-- WHAT THIS TASK INVOLVES --
Show each line that has the string "image" in it.

-- Source code of charts --
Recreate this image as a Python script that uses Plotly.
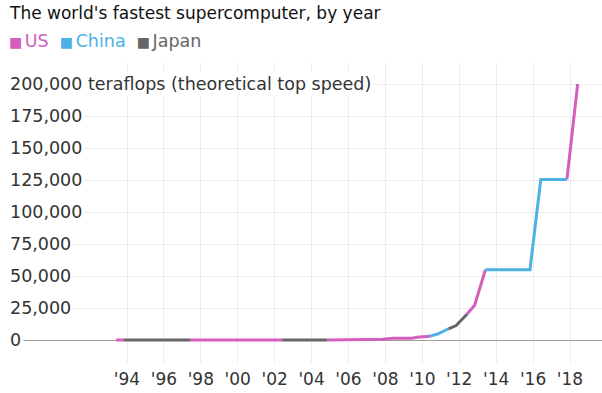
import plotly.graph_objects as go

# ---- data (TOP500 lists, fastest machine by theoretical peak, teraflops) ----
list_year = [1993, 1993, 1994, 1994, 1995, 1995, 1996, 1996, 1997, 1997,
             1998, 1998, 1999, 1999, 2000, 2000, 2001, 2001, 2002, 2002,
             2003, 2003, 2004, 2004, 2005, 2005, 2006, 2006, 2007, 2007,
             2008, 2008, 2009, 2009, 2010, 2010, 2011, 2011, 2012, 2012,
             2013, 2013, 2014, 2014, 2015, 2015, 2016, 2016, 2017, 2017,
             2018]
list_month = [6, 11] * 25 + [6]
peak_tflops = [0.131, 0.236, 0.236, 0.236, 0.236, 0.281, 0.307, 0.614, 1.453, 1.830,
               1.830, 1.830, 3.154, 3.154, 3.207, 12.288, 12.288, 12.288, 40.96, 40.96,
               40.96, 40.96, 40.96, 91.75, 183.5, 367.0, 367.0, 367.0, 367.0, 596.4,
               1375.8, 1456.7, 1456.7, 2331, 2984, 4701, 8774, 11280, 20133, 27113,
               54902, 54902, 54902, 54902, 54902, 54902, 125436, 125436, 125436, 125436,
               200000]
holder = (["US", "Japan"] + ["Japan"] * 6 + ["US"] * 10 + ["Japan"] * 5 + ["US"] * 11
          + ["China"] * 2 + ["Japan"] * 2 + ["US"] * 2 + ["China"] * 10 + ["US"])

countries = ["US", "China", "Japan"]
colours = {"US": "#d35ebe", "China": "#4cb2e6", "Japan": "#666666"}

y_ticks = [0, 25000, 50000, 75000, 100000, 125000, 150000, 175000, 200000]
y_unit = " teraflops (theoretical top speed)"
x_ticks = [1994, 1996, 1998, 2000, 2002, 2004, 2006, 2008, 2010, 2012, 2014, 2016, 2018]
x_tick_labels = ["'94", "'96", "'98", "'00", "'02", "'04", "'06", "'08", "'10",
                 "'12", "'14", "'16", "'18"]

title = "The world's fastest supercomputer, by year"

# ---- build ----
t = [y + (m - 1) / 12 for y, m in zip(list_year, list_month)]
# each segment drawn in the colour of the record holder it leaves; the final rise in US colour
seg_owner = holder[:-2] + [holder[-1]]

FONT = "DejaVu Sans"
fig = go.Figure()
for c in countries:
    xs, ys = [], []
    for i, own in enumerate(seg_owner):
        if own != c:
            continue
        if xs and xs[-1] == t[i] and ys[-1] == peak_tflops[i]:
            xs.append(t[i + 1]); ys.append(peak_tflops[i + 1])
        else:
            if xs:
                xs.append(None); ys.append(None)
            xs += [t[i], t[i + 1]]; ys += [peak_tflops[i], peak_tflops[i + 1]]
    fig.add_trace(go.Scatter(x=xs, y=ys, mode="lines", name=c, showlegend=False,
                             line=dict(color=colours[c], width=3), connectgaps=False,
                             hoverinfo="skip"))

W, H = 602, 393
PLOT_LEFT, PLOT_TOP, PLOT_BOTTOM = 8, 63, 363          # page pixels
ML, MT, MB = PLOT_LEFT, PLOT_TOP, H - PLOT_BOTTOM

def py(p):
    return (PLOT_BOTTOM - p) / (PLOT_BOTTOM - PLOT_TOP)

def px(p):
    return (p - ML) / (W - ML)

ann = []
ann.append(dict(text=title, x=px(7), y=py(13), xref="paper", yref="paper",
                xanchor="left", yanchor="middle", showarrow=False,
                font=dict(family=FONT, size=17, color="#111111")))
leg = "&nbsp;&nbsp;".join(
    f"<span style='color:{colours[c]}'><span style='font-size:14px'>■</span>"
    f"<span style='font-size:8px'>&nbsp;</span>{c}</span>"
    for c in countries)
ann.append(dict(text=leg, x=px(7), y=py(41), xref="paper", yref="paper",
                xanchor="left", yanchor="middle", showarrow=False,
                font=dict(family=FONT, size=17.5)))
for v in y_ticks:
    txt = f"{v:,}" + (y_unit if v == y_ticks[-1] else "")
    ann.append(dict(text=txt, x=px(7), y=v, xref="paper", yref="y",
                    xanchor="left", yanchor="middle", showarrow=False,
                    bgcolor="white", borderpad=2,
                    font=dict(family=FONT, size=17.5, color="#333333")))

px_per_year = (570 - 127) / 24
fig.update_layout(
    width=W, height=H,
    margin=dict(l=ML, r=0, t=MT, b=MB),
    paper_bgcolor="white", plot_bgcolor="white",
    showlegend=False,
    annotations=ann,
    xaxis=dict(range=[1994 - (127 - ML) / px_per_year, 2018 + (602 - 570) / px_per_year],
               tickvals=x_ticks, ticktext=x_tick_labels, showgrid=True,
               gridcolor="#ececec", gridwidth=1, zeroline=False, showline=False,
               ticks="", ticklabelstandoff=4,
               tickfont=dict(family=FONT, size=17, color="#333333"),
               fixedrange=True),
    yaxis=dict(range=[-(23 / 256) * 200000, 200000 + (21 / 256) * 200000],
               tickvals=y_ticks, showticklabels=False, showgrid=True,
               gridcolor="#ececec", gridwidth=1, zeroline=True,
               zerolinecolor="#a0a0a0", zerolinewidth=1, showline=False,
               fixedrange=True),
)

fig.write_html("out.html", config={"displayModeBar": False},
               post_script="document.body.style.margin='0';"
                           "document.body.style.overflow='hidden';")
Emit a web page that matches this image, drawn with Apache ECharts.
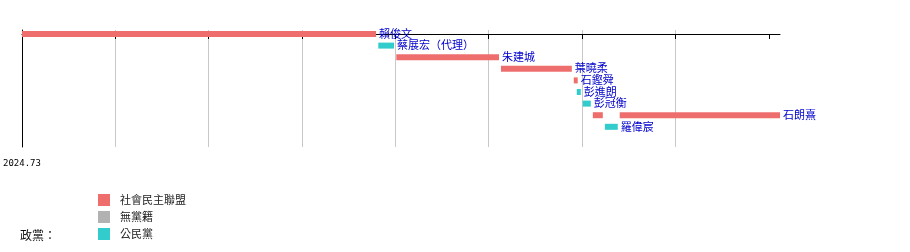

-- RESULT OF THIS TASK --
Recreate this image as a Python script that uses Plotly.
Emit a web page that matches this image, drawn with Apache ECharts.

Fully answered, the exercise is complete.